Madness
“ONE STEP BEYOND” STIFF
Le malentendu Madness est d’autant plus agaçant qu’il a empêché certains tenants de la critique de constater l’évidence : Madness est le plus grand groupe pop depuis les Beatles et l’équivalent du quatuor de Liverpool pour les années 80, Paul McCartney l’a lui-même reconnu. Qui plus est, les sept de Camden n’ont pas attendu quatre albums pour réussir à enfin distiller une vision ou une esthétique mais ont défini dès ce premier album toute l’ampleur de leurs ambitions. Pour leur malheur, Suggs et compagnie se sont mis sous la double malédiction du ska et du comique burlesque, augures qui leur ont procuré autant de succès que de quolibets. Car leur association avec le mouvement 2 Tone des Specials et du Selecter, au-delà de l’imagerie mod/ rude boy, ne leur a pas rendu service. Certes, leur amour sincère des rythmes jamaïcains les a poussés à reprendre “One Step Beyond”, single imparable qui reste l’un des morceaux emblèmes des années 80 (bien qu’il soit sorti en 1979) et “Madness”, l’hymne à l’ivresse de Prince Buster, et à composer un hommage à ce dernier dans “The Prince”. Mais là où les Specials trouvaient dans le ska une puissante machine à danser mais également un véhicule de revendication sociale, Madness semblait (à moitié à tort) ne se reposer que sur le bondissant contretemps pour proposer une joviale gigue à ses nombreux fans qui n’ont pas tardé à imiter leurs pas de danse dignes de John Cleese en plein silly
walk. Or le groupe, sous l’impulsion du leader Mike Barson (claviers) et du déjanté saxophoniste Lee Kix Thompson, faisait dès ce premier album preuve d’une gravité qui tranchait franchement avec l’image qu’il donnait.
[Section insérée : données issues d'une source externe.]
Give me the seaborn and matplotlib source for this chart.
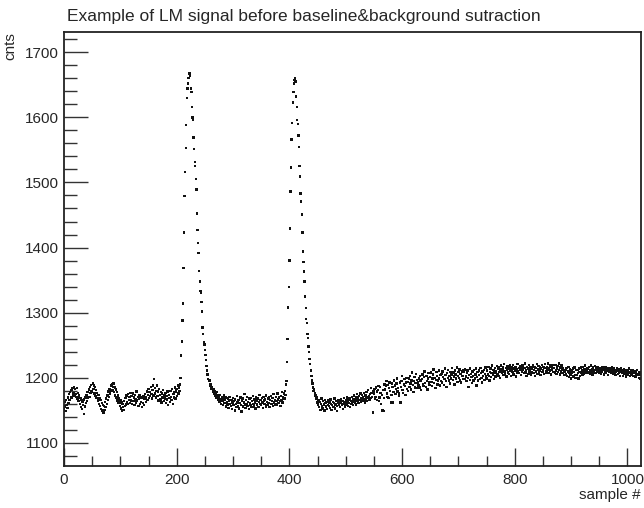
import numpy as np
import pandas as pd
import matplotlib
matplotlib.use("Agg")
import matplotlib.pyplot as plt
import seaborn as sns
from matplotlib.ticker import MultipleLocator

# ---- data (counts per sample) ----
base_a_start = 0
base_a = [
    1152,1163,1156,1149,1166,1158,1154,1170,1161,1175,1166,1178,1170,1181,1169,1184,1173,1176,1186,1172,
    1183,1175,1171,1184,1168,1177,1164,1173,1160,1169,1155,1166,1152,1163,1158,1144,1167,1156,1170,1161,
    1173,1164,1178,1169,1182,1171,1186,1177,1189,1180,1178,1191,1183,1188,1176,1186,1172,1181,1169,1177,
    1165,1174,1160,1169,1157,1166,1152,1161,1150,1158,1147,1157,1151,1163,1155,1168,1160,1173,1166,1179,
    1171,1183,1176,1188,1180,1190,1181,1186,1191,1178,1185,1173,1182,1170,1178,1165,1173,1161,1169,1157,
    1165,1153,1162,1150,1160,1155,1151,1164,1157,1169,1159,1173,1163,1160,1175,1166,1171,1161,1177,1165,
    1172,1160,1176,1164,1170,1158,1174,1167,1162,1179,1165,1171,1157,1168,1174,1160,1170,1163,1155,1169,
    1161,1172,1158,1168,1175,1163,1170,1179,1166,1174,1183,1169,1178,1172,1186,1175,1168,1181,1188,1173,
    1198,1176,1184,1170,1180,1188,1172,1179,1165,1183,1174,1167,1178,1162,1176,1170,1181,1164,1173,1168,
    1177,1161,1172,1167,1179,1158,1174,1169,1163,1180,1171,1166,1183,1160,1175,1170,1178,1185,1168,1179,
    1183,1172,1188,1176,1185,1180,1190,
]
peak1_rise_start = 207
peak1_rise = [1200,1234,1256,1288,1314,1369,1423,1479,1516,1553,1588,1630,1644,1652,1660,1660,1667,1663]
peak1_fall_start = 225
peak1_fall = [
    1644,1639,1616,1600,1596,1569,1551,1531,1525,1505,
    1489,1452,1427,1407,1392,1364,1348,1333,1330,1316,
    1302,1277,1267,1254,1251,1243,1235,1227,1218,1211,
    1205,1198,1195,1196,1188,1190,1185,1183,1186,1180,
    1178,1182,1176,1180,1172,
]
base_b_start = 270
base_b = [
    1175,1169,1178,1166,1173,1170,1163,1174,1167,1160,1171,1164,1158,1168,1173,1161,1166,1156,1170,1163,
    1159,1168,1154,1165,1171,1160,1157,1166,1152,1162,1169,1158,1164,1150,1167,1160,1155,1172,1162,1157,
    1166,1153,1161,1170,1158,1148,1164,1168,1156,1162,1175,1159,1154,1166,1160,1171,1157,1163,1152,1168,
    1161,1158,1169,1155,1164,1172,1160,1156,1167,1162,1153,1170,1165,1159,1168,1155,1163,1174,1160,1166,
    1158,1169,1162,1154,1171,1165,1160,1167,1156,1173,1163,1158,1168,1161,1170,1155,1166,1172,1160,1164,
    1169,1157,1175,1162,1166,1159,1171,1164,1158,1176,1167,1161,1170,1164,1157,1172,1166,1178,1162,1170,
    1176,1168,1180,1174,1190,
]
peak2_rise_start = 395
peak2_rise = [1195,1224,1260,1308,1339,1380,1429,1486,1523,1566,1591,1623,1639,1652,1657,1660,1655]
peak2_fall_start = 412
peak2_fall = [
    1632,1616,1596,1590,1572,1554,1525,1509,1483,1471,
    1451,1423,1394,1378,1363,1348,1325,1307,1290,1284,
    1267,1261,1248,1240,1229,1221,1211,1203,1196,1191,
    1185,1180,1183,1176,1172,1174,1168,1171,
]
base_c_start = 450
base_c = [
    1162,1158,1166,1155,1163,1151,1160,1168,1157,1153,1164,1159,1150,1166,1161,1156,1163,1152,1158,1165,
    1157,1162,1154,1167,1160,1151,1158,1163,1155,1161,1168,1153,1159,1164,1157,1149,1162,1166,1158,1163,
    1155,1161,1167,1158,1164,1152,1160,1169,1162,1156,1165,1159,1170,1163,1157,1166,1161,1168,1155,1164,
    1160,1171,1163,1158,1167,1173,1162,1166,1159,1170,1175,1164,1168,1161,1172,1166,1176,1163,1169,1174,
    1165,1171,1177,1167,1162,1173,1168,1178,1164,1170,1181,1172,1166,1175,1169,1184,1177,1171,1147,1180,
]
rise_d_start = 550
rise_d = [
    1176,1183,1168,1171,1185,1179,1166,1181,1187,1164,1170,1186,1177,1160,1174,1150,1181,1149,1169,1190,
    1182,1188,1195,1176,1171,1189,1169,1184,1193,1180,1162,1174,1191,1186,1162,1178,1196,1188,1175,1183,
    1191,1199,1179,1184,1173,1176,1193,1162,1186,1195,1203,1181,1177,1190,1198,1187,1174,1193,1200,1183,
    1180,1194,1199,1186,1203,1191,1182,1196,1208,1189,1178,1195,1201,1185,1192,1206,1197,1184,1193,1188,
    1199,1185,1203,1196,1181,1198,1205,1190,1187,1201,1210,1192,1186,1203,1195,1182,1199,1207,1193,1189,
    1201,1208,1194,1187,1199,1205,1213,1192,1200,1184,1197,1209,1203,1190,1196,1211,1199,1188,1204,1195,
    1206,1193,1210,1201,1189,1198,1214,1204,1195,1186,1207,1200,1212,1196,1203,1191,1209,1199,1205,1215,
    1197,1208,1202,1190,1211,1205,1199,1216,1194,1203,1209,1200,1213,1196,1206,1193,1210,1203,1198,1212,
]
plateau_e_start = 710
plateau_e = [
    1209,1198,1213,1202,1195,1207,1211,1200,1186,1204,1214,1197,1206,1201,1192,1210,1203,1196,1212,1199,
    1205,1214,1188,1201,1209,1196,1211,1204,1198,1215,1207,1200,1193,1210,1203,1212,1197,1206,1216,1202,
    1199,1211,1205,1217,1203,1196,1209,1214,1201,1207,1219,1204,1212,1198,1208,1215,1202,1210,1218,1205,
    1214,1203,1217,1209,1200,1213,1219,1207,1211,1216,1204,1221,1210,1206,1215,1202,1212,1218,1208,1214,
    1206,1219,1211,1203,1216,1213,1209,1220,1205,1214,1211,1217,1202,1213,1208,1221,1210,1215,1207,1218,
    1212,1204,1216,1209,1219,1213,1207,1215,1222,1208,1211,1203,1217,1214,1206,1220,1210,1213,1216,1205,
    1214,1209,1219,1207,1212,1217,1203,1215,1210,1221,1206,1213,1218,1208,1211,1216,1204,1214,1220,1209,
    1212,1217,1206,1215,1221,1210,1208,1216,1213,1222,1207,1214,1219,1211,1205,1217,1213,1220,1209,1215,
    1215,1208,1220,1211,1206,1214,1218,1209,1222,1212,1205,1216,1210,1219,1213,1207,1215,1211,1204,1209,
    1212,1206,1215,1203,1210,1217,1201,1208,1213,1205,1199,1211,1207,1214,1202,1209,1216,1204,1200,1212,
    1204,1212,1207,1199,1214,1209,1203,1216,1208,1211,1205,1217,1210,1206,1213,1219,1208,1212,1215,1207,
    1214,1209,1217,1206,1212,1219,1210,1213,1205,1216,1211,1208,1218,1212,1207,1214,1210,1216,1209,1213,
    1208,1215,1211,1206,1214,1209,1217,1212,1205,1213,1210,1216,1207,1211,1214,1204,1212,1209,1215,1210,
    1213,1207,1211,1216,1206,1210,1214,1208,1212,1204,1209,1215,1211,1206,1213,1208,1212,1203,1210,1214,
    1207,1211,1203,1209,1213,1206,1210,1202,1212,1208,1205,1211,1207,1214,1203,1209,1206,1212,1204,1208,
    1211,1203,1207,1210,1202,1208,1205,1212,1204,1206,1200,1209,1205,1199,
]

segments = [
    (base_a_start, base_a), (peak1_rise_start, peak1_rise), (peak1_fall_start, peak1_fall),
    (base_b_start, base_b), (peak2_rise_start, peak2_rise), (peak2_fall_start, peak2_fall),
    (base_c_start, base_c), (rise_d_start, rise_d), (plateau_e_start, plateau_e),
]
xs, ys = [], []
for start, vals in segments:
    xs.extend(range(start, start + len(vals)))
    ys.extend(vals)
df = pd.DataFrame({"sample": xs, "cnts": ys})

title_text = "Example of LM signal before baseline&background sutraction"
x_label = "sample #"
y_label = "cnts"

# ---- drawing ----
sns.set_style("ticks")
plt.rcParams["font.family"] = ["Liberation Sans", "DejaVu Sans"]

fig = plt.figure(figsize=(6.44, 5.08), dpi=100)
ax = fig.add_axes([64 / 644, 42 / 508, 577 / 644, 434 / 508])

sns.scatterplot(data=df, x="sample", y="cnts", ax=ax, marker="s", s=3.0,
                color="#111111", linewidth=0, edgecolor="none")

ax.set_xlim(0, 1024)
ax.set_ylim(1064.6, 1731)
ax.xaxis.set_major_locator(MultipleLocator(200))
ax.xaxis.set_minor_locator(MultipleLocator(50))
ax.yaxis.set_major_locator(MultipleLocator(100))
ax.yaxis.set_minor_locator(MultipleLocator(20))
ax.tick_params(axis="x", which="major", direction="in", length=13, width=1, labelsize=11, pad=5, color="#333333")
ax.tick_params(axis="x", which="minor", direction="in", length=7, width=1, color="#333333")
ax.tick_params(axis="y", which="major", direction="in", length=17, width=1, labelsize=11, pad=4, color="#333333")
ax.tick_params(axis="y", which="minor", direction="in", length=9, width=1, color="#333333")
for sp in ax.spines.values():
    sp.set_linewidth(1.3)
    sp.set_color("#222222")

ax.set_xlabel(x_label, loc="right", fontsize=11, labelpad=1)
ax.set_ylabel(y_label, loc="top", fontsize=11, labelpad=5)
fig.text(67 / 644, 1 - 16 / 508, title_text, fontsize=12.5, ha="left", va="center")

fig.savefig("out.png", dpi=100)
Les instrumentaux (dont une reprise ska du “Lac Des Cygnes”, il fallait oser) montraient le groupe capable de dépasser les limites musicales qu’on lui croyait imposées, mais c’est dans les petites vignettes de la vie de tous les jours dans une Angleterre pérenniale qu’éclate le véritable talent des Nutty Boys. Le superbe “My Girl”, “Bed And Breakfast Man”, “In The Middle Of The Night” (le “Parklife” de Blur résumé en trois chansons), instantanés narratifs en opposition parfaite à l’air du temps post-punk, tiraient du music-hall et des orchestres de bal une atmosphère désuète et douce-amère.